Running a small business takes a lot of time and effort.
With that being the case, the last thing you have time for as a small business owner is identity theft.
Even one case of such theft against your company can set you back. For some small business owners, it can be tough to recover from.
That said are you doing all you can to keep your business safe from identity theft and other crimes?
Be on the Lookout for Potential Trouble
In doing all you can to avoid theft at your small business, keep in mind a few pointers:
1. Having protection – As you look to protect your business, what layers of protection do you have? If trying to avoid identity theft, a proven protection provider is always a good start. There are companies with protection plans that can lessen your odds of being the next I.D. theft victim. Whether you opt for LifeLock or another such company, do your research to see what they all have to offer. When it comes to physical protection such as a security system, check around to see what is available. Your security system should always be on when your office is empty. Too many owners think because they do not have cash around when the place is empty they are immune to break-ins. Remember, computers and other pieces of equipment in your office can be of great interest.
2. Hiring the right employees – Unless you run your small business on your own, you’re going to need the help of others. With that in mind, it is important for you to do your best in hiring the right people in the first place. Be sure to do the proper background checks on anyone you consider bringing aboard. Although there may be a worker who slips through the cracks, you should see stuff via a background check. For example, one with an arrest for forgery is not an individual you’d want handling your company’s finances.

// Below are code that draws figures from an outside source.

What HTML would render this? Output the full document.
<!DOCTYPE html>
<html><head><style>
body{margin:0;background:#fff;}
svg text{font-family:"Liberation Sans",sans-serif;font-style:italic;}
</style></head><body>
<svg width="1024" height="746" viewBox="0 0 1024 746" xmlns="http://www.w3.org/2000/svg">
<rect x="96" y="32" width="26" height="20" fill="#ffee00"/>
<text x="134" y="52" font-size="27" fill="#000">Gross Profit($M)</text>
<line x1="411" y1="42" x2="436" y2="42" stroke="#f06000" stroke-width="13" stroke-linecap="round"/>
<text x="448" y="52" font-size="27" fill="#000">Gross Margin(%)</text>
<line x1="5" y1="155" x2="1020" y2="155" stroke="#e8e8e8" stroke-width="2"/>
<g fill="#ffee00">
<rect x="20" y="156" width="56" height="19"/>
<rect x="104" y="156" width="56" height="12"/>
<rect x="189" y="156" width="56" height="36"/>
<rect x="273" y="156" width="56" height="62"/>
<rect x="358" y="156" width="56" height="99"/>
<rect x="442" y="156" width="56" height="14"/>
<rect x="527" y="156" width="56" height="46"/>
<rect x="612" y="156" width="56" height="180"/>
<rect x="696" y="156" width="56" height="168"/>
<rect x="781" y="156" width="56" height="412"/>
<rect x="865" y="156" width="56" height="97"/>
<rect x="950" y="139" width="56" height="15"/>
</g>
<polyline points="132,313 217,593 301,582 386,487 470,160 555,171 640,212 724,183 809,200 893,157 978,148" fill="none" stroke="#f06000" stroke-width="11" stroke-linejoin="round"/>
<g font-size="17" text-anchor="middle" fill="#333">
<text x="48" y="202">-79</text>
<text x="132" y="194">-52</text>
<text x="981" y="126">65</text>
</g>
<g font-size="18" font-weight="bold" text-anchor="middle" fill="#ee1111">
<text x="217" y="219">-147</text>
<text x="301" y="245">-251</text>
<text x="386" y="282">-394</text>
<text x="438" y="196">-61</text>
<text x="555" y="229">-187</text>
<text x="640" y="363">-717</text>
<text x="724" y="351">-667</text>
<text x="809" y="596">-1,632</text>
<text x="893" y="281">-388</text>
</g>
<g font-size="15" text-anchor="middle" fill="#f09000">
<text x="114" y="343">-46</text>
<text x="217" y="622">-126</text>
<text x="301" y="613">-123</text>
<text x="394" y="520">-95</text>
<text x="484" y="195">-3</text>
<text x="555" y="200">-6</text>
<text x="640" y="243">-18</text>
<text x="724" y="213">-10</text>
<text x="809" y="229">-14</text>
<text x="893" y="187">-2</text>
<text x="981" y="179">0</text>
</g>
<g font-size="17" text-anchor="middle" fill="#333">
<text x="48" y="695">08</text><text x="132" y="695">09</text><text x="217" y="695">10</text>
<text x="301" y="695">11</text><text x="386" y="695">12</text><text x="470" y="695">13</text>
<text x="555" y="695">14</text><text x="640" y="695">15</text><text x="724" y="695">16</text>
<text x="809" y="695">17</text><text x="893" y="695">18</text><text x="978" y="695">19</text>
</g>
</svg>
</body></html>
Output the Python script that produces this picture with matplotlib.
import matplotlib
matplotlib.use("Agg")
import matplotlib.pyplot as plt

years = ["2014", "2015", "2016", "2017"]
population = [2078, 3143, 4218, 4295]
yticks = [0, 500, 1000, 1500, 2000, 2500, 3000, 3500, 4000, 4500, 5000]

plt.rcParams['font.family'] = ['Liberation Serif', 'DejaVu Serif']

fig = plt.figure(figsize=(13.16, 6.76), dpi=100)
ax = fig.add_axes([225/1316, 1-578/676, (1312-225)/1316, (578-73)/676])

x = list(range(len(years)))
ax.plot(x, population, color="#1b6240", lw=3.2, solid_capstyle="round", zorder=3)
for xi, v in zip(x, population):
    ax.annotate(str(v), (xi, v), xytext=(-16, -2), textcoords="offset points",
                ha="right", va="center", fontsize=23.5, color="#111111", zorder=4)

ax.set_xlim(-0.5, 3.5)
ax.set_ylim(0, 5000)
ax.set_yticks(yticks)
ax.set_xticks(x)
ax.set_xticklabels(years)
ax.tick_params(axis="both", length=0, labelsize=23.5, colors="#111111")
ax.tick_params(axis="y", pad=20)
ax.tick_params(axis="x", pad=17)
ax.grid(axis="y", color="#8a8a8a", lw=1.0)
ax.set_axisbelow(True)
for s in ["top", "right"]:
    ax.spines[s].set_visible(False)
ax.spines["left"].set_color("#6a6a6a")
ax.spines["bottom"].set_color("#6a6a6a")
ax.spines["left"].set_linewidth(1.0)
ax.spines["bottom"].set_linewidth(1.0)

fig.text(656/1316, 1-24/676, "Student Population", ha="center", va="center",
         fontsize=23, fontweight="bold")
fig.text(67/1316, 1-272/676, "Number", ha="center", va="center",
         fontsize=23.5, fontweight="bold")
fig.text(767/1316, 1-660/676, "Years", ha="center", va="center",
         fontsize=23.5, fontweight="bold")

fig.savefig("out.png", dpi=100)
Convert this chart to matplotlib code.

3. Careful with online activities – Last, are you careful with your online activities? As an example, make sure you and any employees do not open email attachments from unknown sources. Many I.D. theft thieves work their way into a business by getting to the company’s computer network. If you or an employee opens an email with malware in it, that criminal can get access to your system. Also be careful not to announce anything on social media that could leave you vulnerable. An example of this would be telling the world your business is out for a week’s vacation. The chances of someone trying to break in go up when you put such a message out there. If you are closing the business for a week’s vacation, let local law enforcement know about this. In doing this, they can keep a little more attention on your office property while you are away. If friendly with other businesses in the neighborhood, alert them too.
Leaving your small business vulnerable to fraud and other crimes can be one of the worst mistakes you do.
That said do all you can to keep your small business safe from those with bad intentions.